SOURCE DATA:
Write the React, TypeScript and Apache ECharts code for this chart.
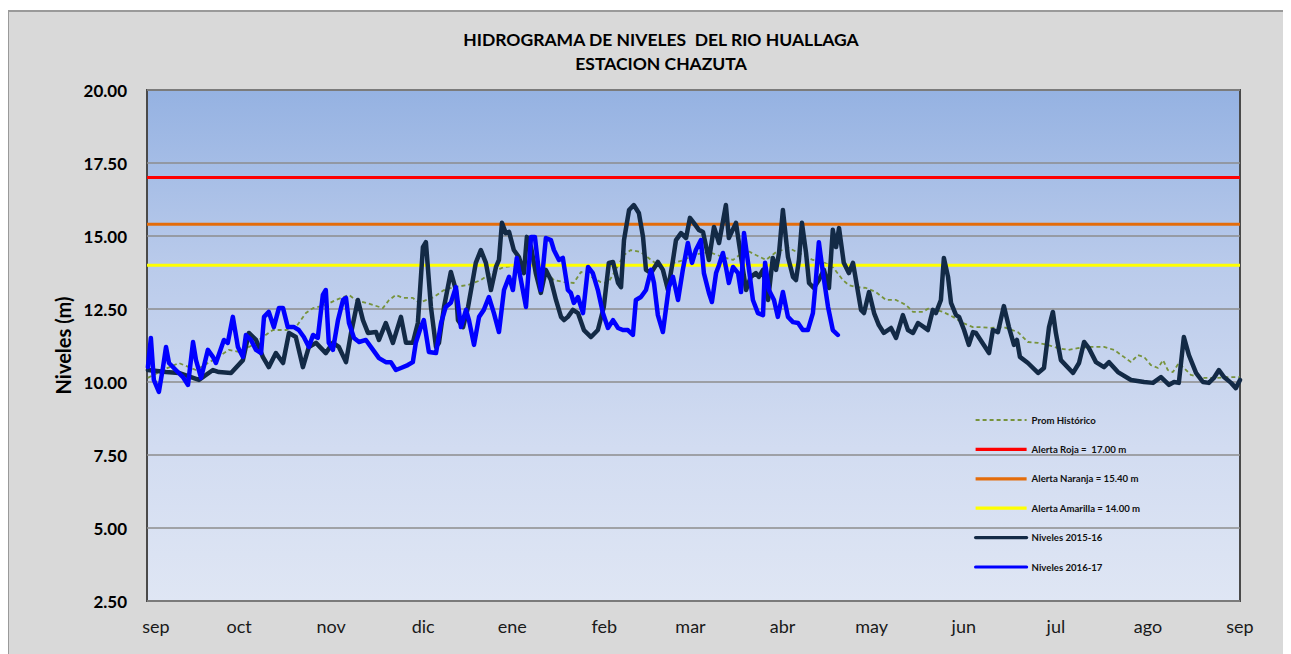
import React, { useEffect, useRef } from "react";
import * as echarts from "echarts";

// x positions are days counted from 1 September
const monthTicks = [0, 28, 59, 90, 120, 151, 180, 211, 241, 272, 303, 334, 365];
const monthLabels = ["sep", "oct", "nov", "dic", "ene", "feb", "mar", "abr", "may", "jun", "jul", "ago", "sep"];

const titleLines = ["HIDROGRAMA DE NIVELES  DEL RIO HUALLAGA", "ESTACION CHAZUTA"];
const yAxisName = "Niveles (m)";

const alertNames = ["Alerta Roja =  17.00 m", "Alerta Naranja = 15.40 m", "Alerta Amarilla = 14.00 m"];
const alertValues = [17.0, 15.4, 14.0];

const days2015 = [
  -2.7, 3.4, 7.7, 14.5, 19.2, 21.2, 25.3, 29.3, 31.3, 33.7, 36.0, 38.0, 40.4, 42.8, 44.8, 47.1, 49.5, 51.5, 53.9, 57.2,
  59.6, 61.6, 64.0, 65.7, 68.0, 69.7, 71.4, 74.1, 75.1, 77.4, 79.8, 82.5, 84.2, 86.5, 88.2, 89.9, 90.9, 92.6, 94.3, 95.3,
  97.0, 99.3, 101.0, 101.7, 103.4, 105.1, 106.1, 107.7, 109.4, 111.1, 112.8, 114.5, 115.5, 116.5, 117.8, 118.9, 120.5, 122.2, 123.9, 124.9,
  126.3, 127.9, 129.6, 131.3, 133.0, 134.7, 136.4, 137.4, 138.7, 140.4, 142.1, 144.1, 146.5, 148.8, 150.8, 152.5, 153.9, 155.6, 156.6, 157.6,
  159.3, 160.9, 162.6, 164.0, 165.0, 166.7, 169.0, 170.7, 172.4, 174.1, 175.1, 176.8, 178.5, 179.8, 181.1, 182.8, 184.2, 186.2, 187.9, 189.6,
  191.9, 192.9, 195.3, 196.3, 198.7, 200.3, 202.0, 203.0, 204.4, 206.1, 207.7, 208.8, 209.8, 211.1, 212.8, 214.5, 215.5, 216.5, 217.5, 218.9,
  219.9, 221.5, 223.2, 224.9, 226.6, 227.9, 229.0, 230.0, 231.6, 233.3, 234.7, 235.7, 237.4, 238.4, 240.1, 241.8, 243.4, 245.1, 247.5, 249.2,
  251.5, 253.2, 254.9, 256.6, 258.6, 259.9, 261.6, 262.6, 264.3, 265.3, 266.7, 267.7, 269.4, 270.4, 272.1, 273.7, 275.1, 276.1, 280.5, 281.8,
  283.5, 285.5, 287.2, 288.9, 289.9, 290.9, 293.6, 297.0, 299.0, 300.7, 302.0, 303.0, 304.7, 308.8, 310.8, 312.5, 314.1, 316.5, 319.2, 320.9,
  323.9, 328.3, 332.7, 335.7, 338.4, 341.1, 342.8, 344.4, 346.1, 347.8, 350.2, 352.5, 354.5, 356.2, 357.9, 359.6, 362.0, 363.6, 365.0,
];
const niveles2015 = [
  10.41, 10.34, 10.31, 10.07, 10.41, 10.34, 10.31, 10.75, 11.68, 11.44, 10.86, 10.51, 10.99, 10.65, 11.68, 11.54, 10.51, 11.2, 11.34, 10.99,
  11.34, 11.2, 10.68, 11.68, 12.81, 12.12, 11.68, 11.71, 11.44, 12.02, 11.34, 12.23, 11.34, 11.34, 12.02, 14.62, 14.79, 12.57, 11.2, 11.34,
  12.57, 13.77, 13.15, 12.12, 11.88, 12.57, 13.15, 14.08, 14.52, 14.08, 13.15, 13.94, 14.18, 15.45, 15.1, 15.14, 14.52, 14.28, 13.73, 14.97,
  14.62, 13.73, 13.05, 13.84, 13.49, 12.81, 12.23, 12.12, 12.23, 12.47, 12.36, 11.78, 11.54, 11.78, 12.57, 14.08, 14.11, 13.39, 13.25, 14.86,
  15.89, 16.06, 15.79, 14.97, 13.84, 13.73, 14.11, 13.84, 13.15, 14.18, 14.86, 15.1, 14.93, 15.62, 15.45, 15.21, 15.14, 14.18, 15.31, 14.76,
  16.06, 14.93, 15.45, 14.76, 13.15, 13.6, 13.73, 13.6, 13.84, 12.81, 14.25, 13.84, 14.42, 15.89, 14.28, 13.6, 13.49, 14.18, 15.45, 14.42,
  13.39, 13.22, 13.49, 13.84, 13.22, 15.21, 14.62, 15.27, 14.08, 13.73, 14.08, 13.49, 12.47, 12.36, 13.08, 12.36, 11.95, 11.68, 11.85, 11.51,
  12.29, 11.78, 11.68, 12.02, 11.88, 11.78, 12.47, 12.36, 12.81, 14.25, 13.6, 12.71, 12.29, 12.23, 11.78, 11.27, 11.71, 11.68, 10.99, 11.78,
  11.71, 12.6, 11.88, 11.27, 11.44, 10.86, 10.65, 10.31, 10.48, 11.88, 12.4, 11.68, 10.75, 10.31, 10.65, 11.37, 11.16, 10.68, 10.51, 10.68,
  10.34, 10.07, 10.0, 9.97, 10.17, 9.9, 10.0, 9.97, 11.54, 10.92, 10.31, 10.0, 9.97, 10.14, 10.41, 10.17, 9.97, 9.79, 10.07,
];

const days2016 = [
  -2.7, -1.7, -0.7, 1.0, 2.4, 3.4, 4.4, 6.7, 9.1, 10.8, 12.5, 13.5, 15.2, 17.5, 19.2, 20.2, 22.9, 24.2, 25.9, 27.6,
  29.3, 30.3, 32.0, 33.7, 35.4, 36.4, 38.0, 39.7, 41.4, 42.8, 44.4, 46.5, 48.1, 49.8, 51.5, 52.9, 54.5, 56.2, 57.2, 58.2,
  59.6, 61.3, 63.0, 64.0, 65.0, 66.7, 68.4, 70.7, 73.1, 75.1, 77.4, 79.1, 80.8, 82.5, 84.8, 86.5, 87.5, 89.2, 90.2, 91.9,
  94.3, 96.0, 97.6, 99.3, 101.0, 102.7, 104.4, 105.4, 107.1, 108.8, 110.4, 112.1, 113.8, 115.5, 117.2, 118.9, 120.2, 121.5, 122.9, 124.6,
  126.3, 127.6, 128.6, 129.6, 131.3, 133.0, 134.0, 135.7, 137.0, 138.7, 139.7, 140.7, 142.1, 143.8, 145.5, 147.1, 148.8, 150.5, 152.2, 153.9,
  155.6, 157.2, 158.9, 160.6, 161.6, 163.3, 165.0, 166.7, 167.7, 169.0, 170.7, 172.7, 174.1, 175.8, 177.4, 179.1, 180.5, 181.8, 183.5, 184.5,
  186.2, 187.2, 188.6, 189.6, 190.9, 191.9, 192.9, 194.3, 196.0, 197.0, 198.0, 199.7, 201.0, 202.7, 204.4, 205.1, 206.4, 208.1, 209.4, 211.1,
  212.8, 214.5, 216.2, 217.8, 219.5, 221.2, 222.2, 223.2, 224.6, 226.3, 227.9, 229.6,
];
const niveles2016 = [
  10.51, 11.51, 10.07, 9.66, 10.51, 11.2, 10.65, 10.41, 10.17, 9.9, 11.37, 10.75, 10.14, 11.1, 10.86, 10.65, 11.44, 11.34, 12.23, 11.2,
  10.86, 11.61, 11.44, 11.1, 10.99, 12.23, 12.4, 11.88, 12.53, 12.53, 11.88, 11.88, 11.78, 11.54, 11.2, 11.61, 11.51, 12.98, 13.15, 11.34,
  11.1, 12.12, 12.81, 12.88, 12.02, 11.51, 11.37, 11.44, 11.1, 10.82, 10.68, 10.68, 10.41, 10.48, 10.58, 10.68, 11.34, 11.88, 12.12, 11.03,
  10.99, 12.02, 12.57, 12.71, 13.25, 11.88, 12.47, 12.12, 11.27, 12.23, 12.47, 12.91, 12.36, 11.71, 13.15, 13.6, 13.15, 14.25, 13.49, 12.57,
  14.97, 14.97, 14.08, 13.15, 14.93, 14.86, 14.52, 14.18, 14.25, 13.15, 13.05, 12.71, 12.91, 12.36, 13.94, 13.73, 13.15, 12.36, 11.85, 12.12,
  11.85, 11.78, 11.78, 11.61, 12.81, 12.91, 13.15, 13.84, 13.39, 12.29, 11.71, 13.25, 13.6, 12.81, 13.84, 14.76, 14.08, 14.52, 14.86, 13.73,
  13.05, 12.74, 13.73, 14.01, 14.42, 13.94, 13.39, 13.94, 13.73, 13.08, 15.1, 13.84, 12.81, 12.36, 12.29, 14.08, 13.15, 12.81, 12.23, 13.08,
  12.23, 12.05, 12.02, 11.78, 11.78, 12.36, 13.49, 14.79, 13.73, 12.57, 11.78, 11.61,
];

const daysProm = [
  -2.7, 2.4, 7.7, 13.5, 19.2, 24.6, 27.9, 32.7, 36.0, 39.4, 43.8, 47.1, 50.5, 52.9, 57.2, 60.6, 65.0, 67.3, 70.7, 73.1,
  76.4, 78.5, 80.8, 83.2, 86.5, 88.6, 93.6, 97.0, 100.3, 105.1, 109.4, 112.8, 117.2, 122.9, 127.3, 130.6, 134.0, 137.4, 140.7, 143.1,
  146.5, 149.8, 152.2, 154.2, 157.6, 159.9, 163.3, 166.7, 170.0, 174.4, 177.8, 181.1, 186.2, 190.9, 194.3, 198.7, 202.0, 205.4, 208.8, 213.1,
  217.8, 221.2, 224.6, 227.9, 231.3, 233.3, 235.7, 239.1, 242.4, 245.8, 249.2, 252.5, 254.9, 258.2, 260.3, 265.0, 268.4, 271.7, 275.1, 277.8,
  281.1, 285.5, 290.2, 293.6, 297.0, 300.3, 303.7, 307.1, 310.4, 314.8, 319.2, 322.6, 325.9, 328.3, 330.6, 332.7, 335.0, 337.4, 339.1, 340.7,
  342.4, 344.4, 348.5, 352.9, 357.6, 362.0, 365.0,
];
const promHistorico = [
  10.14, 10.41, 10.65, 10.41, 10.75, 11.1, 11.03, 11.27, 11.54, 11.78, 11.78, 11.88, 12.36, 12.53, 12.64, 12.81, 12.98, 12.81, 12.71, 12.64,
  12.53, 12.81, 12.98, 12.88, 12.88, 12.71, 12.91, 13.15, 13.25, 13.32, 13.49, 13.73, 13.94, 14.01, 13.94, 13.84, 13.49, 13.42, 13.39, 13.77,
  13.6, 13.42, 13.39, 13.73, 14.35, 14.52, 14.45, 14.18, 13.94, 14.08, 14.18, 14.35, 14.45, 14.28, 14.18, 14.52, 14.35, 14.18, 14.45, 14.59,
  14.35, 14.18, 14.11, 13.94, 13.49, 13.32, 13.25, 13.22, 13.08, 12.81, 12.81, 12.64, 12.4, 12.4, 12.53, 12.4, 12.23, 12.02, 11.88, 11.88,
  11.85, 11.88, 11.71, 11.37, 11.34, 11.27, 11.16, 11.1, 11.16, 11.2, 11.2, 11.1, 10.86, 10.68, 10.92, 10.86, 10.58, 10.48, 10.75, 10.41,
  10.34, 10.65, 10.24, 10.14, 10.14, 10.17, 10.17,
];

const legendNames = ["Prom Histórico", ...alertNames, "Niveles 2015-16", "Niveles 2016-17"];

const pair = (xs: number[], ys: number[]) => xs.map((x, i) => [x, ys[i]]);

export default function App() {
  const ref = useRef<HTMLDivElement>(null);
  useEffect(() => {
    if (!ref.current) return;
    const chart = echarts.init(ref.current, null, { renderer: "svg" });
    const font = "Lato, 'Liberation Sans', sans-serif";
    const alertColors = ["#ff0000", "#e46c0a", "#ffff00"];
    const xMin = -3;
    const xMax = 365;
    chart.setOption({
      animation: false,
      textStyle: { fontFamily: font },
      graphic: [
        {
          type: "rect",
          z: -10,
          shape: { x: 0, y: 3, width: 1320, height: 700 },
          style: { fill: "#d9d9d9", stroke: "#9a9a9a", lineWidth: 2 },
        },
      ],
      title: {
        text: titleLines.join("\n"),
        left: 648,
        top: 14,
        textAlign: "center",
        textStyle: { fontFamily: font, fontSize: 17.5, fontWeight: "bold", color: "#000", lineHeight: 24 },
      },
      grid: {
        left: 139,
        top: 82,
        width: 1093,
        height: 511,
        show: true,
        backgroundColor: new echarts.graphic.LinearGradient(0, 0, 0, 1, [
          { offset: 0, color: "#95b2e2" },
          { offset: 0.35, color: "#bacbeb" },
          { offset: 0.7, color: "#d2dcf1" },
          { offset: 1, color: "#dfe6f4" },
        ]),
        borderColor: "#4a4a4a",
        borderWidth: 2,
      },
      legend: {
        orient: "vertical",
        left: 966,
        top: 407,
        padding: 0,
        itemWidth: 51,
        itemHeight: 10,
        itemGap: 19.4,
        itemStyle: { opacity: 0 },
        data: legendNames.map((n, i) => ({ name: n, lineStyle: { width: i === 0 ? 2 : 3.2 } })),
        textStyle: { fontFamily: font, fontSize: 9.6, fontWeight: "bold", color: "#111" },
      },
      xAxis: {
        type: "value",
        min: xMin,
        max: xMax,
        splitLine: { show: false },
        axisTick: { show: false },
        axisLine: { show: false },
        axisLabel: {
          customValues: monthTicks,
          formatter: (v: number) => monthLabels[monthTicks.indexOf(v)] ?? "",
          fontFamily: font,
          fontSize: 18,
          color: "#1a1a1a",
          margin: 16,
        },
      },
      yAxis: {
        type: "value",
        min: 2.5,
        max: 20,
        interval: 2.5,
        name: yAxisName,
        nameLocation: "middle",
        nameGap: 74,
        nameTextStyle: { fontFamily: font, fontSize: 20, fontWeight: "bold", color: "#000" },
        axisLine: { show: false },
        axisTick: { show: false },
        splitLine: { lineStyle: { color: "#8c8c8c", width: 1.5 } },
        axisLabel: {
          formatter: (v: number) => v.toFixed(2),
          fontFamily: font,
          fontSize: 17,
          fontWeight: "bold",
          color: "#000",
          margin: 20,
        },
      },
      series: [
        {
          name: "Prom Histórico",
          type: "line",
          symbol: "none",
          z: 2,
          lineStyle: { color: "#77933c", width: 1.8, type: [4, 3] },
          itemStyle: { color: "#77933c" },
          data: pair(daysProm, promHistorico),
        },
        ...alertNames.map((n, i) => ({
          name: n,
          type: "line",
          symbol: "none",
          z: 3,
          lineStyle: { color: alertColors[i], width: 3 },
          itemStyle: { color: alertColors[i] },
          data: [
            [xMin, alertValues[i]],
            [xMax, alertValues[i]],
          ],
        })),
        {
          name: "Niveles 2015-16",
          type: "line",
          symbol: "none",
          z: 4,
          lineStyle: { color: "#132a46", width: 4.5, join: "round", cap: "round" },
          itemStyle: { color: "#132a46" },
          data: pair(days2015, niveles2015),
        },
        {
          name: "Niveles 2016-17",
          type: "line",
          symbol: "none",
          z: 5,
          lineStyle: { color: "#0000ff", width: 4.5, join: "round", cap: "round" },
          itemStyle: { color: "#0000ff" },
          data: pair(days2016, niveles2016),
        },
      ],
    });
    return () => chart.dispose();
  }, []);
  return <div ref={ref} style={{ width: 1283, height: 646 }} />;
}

GOAL: The lines from the top of the data above through the one holding "const alertValues = [17.0, 15.4, 14.0];" are to be repeated exactly, and only those, with no pictures.

ANSWER BELOW:
Write the React, TypeScript and Apache ECharts code for this chart.
import React, { useEffect, useRef } from "react";
import * as echarts from "echarts";

// x positions are days counted from 1 September
const monthTicks = [0, 28, 59, 90, 120, 151, 180, 211, 241, 272, 303, 334, 365];
const monthLabels = ["sep", "oct", "nov", "dic", "ene", "feb", "mar", "abr", "may", "jun", "jul", "ago", "sep"];

const titleLines = ["HIDROGRAMA DE NIVELES  DEL RIO HUALLAGA", "ESTACION CHAZUTA"];
const yAxisName = "Niveles (m)";

const alertNames = ["Alerta Roja =  17.00 m", "Alerta Naranja = 15.40 m", "Alerta Amarilla = 14.00 m"];
const alertValues = [17.0, 15.4, 14.0];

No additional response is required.